This Is Your Reminder to Remember Their Voices
Happy Birthday George Edward Walker, Jr.
There are hours of my grandfather’s voice on my phone.
I haven’t listened to any of them yet and it’s been nine years since he died. I still haven’t pressed play. I don’t know exactly why. Maybe I’m not ready to hear how alive he sounds. Maybe I know that once I start, something will shift in me that I can’t unshift. Maybe I’m saving it. Maybe I’m afraid of it. Probably all of that, braided together the way grief usually is. Like vacation hair.
I’m glad I recorded him.
He was a storyteller who never needed occasion. He just needed a room, or a porch, or a long drive with nowhere particular to be. He told stories without thinking about it, without needing applause. And I, someone who has spent his life chasing stories, had the good sense to pull out my phone and let it listen even when I wasn’t sure I was listening the right way myself.
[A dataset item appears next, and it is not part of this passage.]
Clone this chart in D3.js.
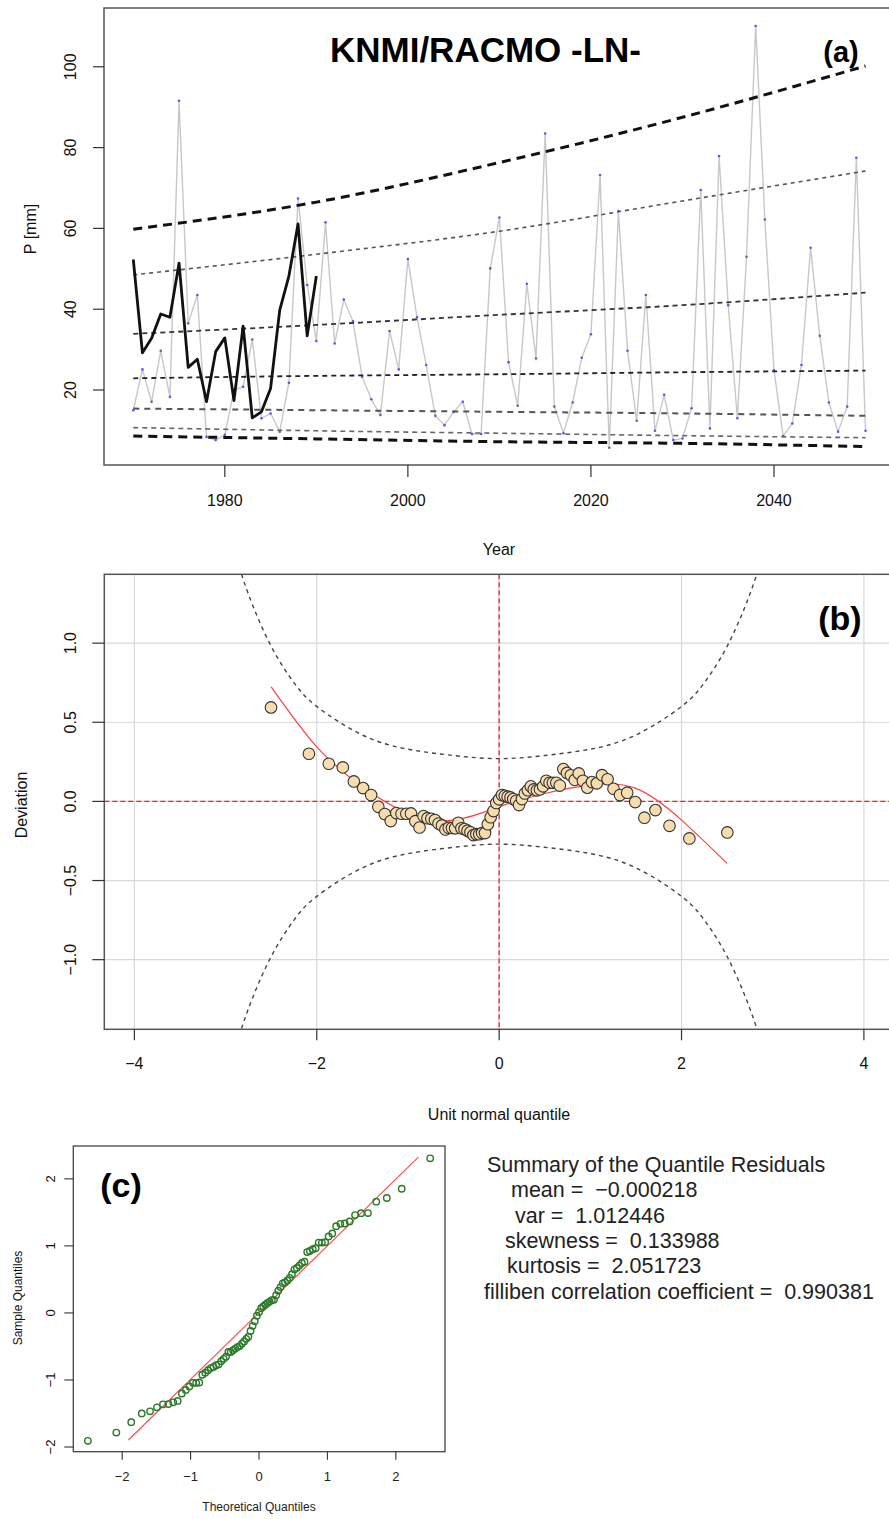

I didn’t know him as well as I wish I had. That’s a sentence I’ve heard people say at bedsides and gravesites, and now it belongs to me too. He died nine years ago and there are questions I never got to ask. There are versions of him, the young man, the father, adventurer, the person before I existed or my mama, that I will never fully know. That’s the honest thing about family. We usually only get one angle of a person, and by the time we think to ask for more, the window has sometimes already closed.
But I have his voice. I have him talking. I’ll make something of it. I don’t know yet what that something is, but I know it exists because I pressed record.



This is something on my mind constantly, the opportunity to ask questions and to listen to the people in my life, especially family members, because more often than not, even though they are the closest to us in distance they are also the furthest from us in stories and thoughts. Thank you.